I've posted before about my high school History of Art teacher, Robert Orme. The other incredibly formative teacher I had at high school was a gentleman named Stuart Dorrian.
He started at the school after me. I remember when he first strode into the room, dropping his leather satchel on the desk and confidently calling out "Alrrrrrrrrrrrrrrrrrright lads" in his dense scottish brogue. I had never seen anything like him. And knowing what I know now about joining a new class of kids, his entrance was pure gold.
He taught English. He did it very well. He wasn't afraid of any topic, and challenged us all to be fair, open-minded people. His readings of texts were dense and insightful – I still have vivid memories of working through Graham Swift's Waterland. He was the first person I knew who made talking about homosexuality not a big deal, which for a sheltered 14 year-old, was a big deal in and of itself. He was funny as hell, in a very wry way.

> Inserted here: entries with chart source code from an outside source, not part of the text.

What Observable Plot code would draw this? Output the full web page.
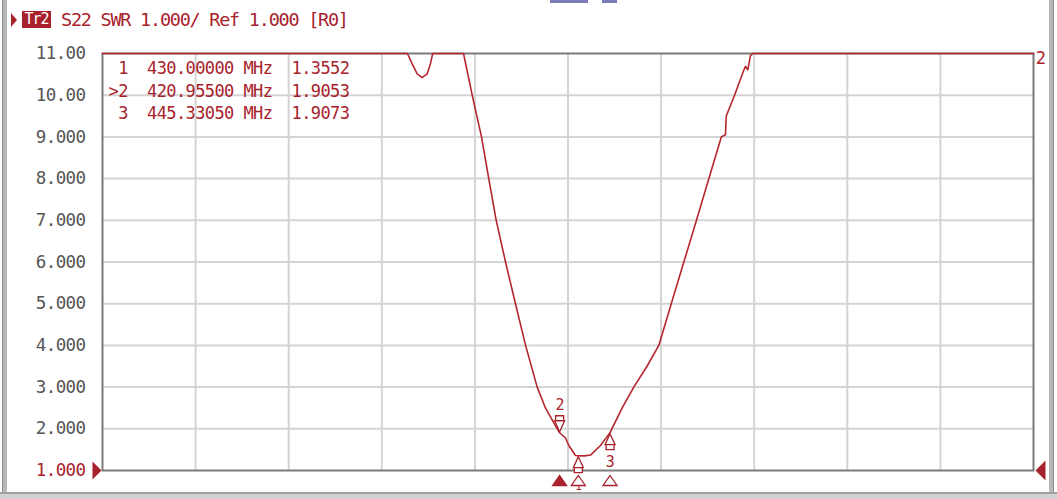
<!DOCTYPE html>
<html>
<head>
<meta charset="utf-8">
<script src="https://cdn.jsdelivr.net/npm/d3@7"></script>
<script src="https://cdn.jsdelivr.net/npm/@observablehq/plot@0.6"></script>
<style>
  html, body { margin: 0; padding: 0; background: #ffffff; }
  #wrap { position: relative; width: 1057px; height: 499px; overflow: hidden; background: #fff; }
  #chart { position: absolute; left: 0; top: 0; }
  #chart svg text { white-space: pre; letter-spacing: -0.6px; }
  .hdr { position: absolute; font-family: "DejaVu Sans Mono", monospace; color: #a8222c; white-space: pre; }
</style>
</head>
<body>
<div id="wrap">
  <div id="chart"></div>
  <div style="position:absolute;left:2px;top:0;width:4px;height:499px;background:#b8b8b8;border-left:1px solid #8c8c8c;"></div>
  <div style="position:absolute;left:1049px;top:0;width:4px;height:499px;background:#b8b8b8;border-right:1px solid #8c8c8c;"></div>
  <div style="position:absolute;left:0;top:492px;width:1057px;height:7px;background:#d2d2d2;border-top:2px solid #a0a0a0;"></div>
  <div style="position:absolute;left:550px;top:0;width:38px;height:3px;background:#5b57a8;opacity:0.8;"></div>
  <div style="position:absolute;left:602px;top:0;width:15px;height:3px;background:#5b57a8;opacity:0.8;"></div>
  <div style="position:absolute;left:11px;top:13px;width:0;height:0;border-top:7px solid transparent;border-bottom:7px solid transparent;border-left:6px solid #a8222c;"></div>
  <div class="hdr" style="left:22px;top:11px;width:29px;height:17px;background:#a8222c;color:#fff;font-size:15px;line-height:17px;text-align:center;letter-spacing:-1px;">Tr2</div>
  <div class="hdr" id="hdrtext" style="left:61px;top:8px;font-size:18.5px;line-height:24px;letter-spacing:-1.25px;"></div>
</div>
<script>
// ---- data ----
const headerText = "S22 SWR 1.000/ Ref 1.000 [R0]";

// trace: frequency (MHz, span 200–650) and SWR (clipped at top of scale, 11)
const freqMHz = [200, 347.4, 349.7, 352.1, 354.5, 356.9, 358.5, 359.6, 374.5, 378.7, 383.2, 386.7, 390.3, 394.8, 399.6, 404.5, 410.1, 414.1, 419.8, 420.955, 423.8, 425.4, 428.6, 430.0, 433.0, 435.9, 440.7, 444.6, 445.33, 451.2, 456.8, 463.2, 468.9, 474.9, 481.0, 487.1, 493.1, 499.1, 501.1, 501.5, 505.5, 509.9, 510.8, 511.9, 513.2, 514.3, 650];
const swr     = [11,  11,    10.75, 10.51, 10.42, 10.51, 10.75, 11,    11,    10,    9,     8,     7,     6,     5,     4,     3,     2.5,   2,     1.9053,  1.78,  1.60,  1.36,  1.3552, 1.35, 1.37, 1.60, 1.86,  1.9073, 2.5,  3,     3.5,   4,     5,     6,     7,     8,     9,     9.05,  9.5,   10,    10.59, 10.69, 10.61, 10.95, 11,    11];

// markers
const markerId = [1, 2, 3];
const markerFreq = [430.0, 420.955, 445.3305];
const markerSwr = [1.3552, 1.9053, 1.9073];
const markerFreqLabel = ["430.00000", "420.95500", "445.33050"];
const markerValLabel = ["1.3552", "1.9053", "1.9073"];
const activeMarker = 2;

// axes
const yTicks = [1, 2, 3, 4, 5, 6, 7, 8, 9, 10, 11];
const yTickLabels = ["1.000", "2.000", "3.000", "4.000", "5.000", "6.000", "7.000", "8.000", "9.000", "10.00", "11.00"];
const xGrid = [245, 290, 335, 380, 425, 470, 515, 560, 605];

// ---- build ----
document.getElementById("hdrtext").textContent = headerText;

const RED = "#a8222c";
const TRACE = "#b5262f";
const GRAY = "#555555";

const trace = freqMHz.map((f, i) => ({f, s: swr[i]}));
const markers = markerId.map((id, i) => ({id, f: markerFreq[i], s: markerSwr[i]}));
const tableText = markers.map((m, i) =>
  (m.id === activeMarker ? ">" : " ") + m.id + "  " + markerFreqLabel[i] + " MHz  " + markerValLabel[i]
).join("\n");

const upMarker = {draw(c) {
  c.moveTo(0, 1); c.lineTo(5, 12); c.lineTo(-5, 12); c.closePath();
  c.moveTo(-4, 12); c.lineTo(4, 12); c.lineTo(4, 17); c.lineTo(-4, 17); c.closePath();
}};
const downMarker = {draw(c) {
  c.moveTo(0, -1); c.lineTo(5, -12); c.lineTo(-5, -12); c.closePath();
  c.moveTo(-4, -12); c.lineTo(4, -12); c.lineTo(4, -17); c.lineTo(-4, -17); c.closePath();
}};
const bottomTri = {draw(c) { c.moveTo(0, 5); c.lineTo(7, 15); c.lineTo(-7, 15); c.closePath(); }};
const leftRef = {draw(c) { c.moveTo(-10, -9); c.lineTo(-1, 0); c.lineTo(-10, 9); c.closePath(); }};
const rightRef = {draw(c) { c.moveTo(12, -10); c.lineTo(2, 0); c.lineTo(12, 10); c.closePath(); }};

const mono = "DejaVu Sans Mono";

const chart = Plot.plot({
  width: 1057,
  height: 499,
  marginTop: 53,
  marginBottom: 29,
  marginLeft: 102,
  marginRight: 24,
  style: {fontFamily: mono, background: "transparent", overflow: "visible"},
  x: {domain: [200, 650], axis: null, label: null},
  y: {domain: [1, 11], axis: null, label: null},
  marks: [
    Plot.gridX(xGrid, {stroke: "#d4d4d4", strokeOpacity: 1, strokeWidth: 2}),
    Plot.gridY(yTicks.slice(1, -1), {stroke: "#d4d4d4", strokeOpacity: 1, strokeWidth: 2}),
    Plot.frame({stroke: "#7a7a7a", strokeWidth: 2}),
    Plot.axisY(yTicks.slice(1), {
      label: null, tickSize: 0, tickPadding: 17, fontSize: 17.5, fill: GRAY,
      tickFormat: d => yTickLabels[yTicks.indexOf(d)]
    }),
    Plot.axisY([1], {
      label: null, tickSize: 0, tickPadding: 17, fontSize: 17.5, fill: RED,
      tickFormat: d => yTickLabels[yTicks.indexOf(d)]
    }),
    Plot.text([tableText], {
      text: d => d, frameAnchor: "top-left", dx: 6, dy: 36,
      lineAnchor: "middle", textAnchor: "start", lineHeight: 1.3,
      fontSize: 17, fill: RED
    }),
    Plot.line(trace, {x: "f", y: "s", stroke: TRACE, strokeWidth: 1.6}),
    Plot.dot(markers.filter(m => m.id === activeMarker), {x: "f", y: "s", symbol: downMarker, stroke: RED, fill: "white", strokeWidth: 1.3}),
    Plot.dot(markers.filter(m => m.id !== activeMarker), {x: "f", y: "s", symbol: upMarker, stroke: RED, fill: "white", strokeWidth: 1.3}),
    Plot.text(markers.filter(m => m.id === activeMarker), {x: "f", y: "s", text: d => String(d.id), dy: -28, fill: RED, fontSize: 15}),
    Plot.text(markers.filter(m => m.id === 3), {x: "f", y: "s", text: d => String(d.id), dy: 30, fill: RED, fontSize: 15}),
    Plot.text(markers.filter(m => m.id === 1), {x: "f", y: () => 1, text: d => String(d.id), dy: 16, fill: RED, fontSize: 11}),
    Plot.dot(markers, {x: "f", y: () => 1, symbol: bottomTri, stroke: RED, strokeWidth: 1.3,
      fill: d => d.id === activeMarker ? RED : "white"}),
    Plot.dot([0], {frameAnchor: "bottom-left", symbol: leftRef, fill: RED, stroke: "none"}),
    Plot.dot([0], {frameAnchor: "bottom-right", symbol: rightRef, fill: RED, stroke: "none"}),
    Plot.text(["2"], {text: d => d, frameAnchor: "top-right", dx: 7, dy: -2, fill: RED, fontSize: 17, textAnchor: "middle"})
  ]
});
document.getElementById("chart").appendChild(chart);
</script>
</body>
</html>
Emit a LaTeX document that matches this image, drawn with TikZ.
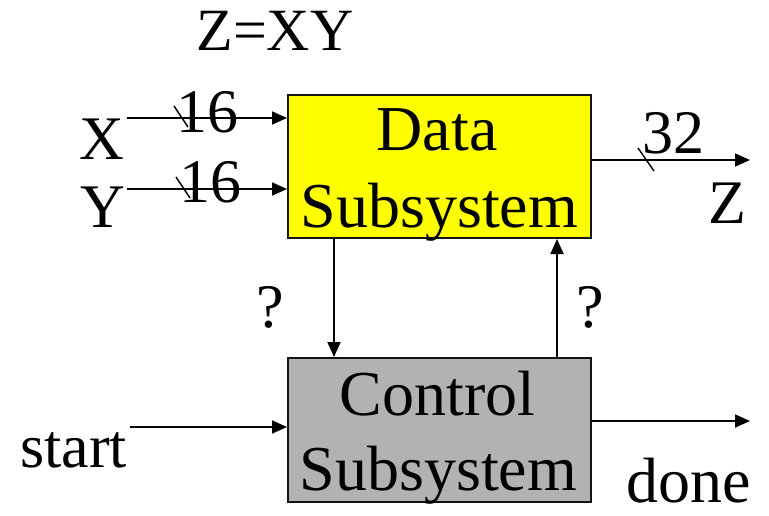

He was also the one teacher to made the transition from grade school teacher to young adult teacher effortless. Even though I stopped having him as a teacher, I would seek him out to say hi when I could. I remember one day – the last of classes for the year – when I went to go wish him a happy summer break. The kids in his class were rambunctiously out of control as they packed up to leave for the year. I asked if he was okay, and without a word he gently opened his leather satchel to reveal a small bottle of whiskey. "Oh, I'll be fine," he said with a wink.
As far as I can tell, he's now the head of one of the departments at school. He would be awesome at it.
So hat's off to Stuart Dorrian. I would be lucky to be the teacher he is.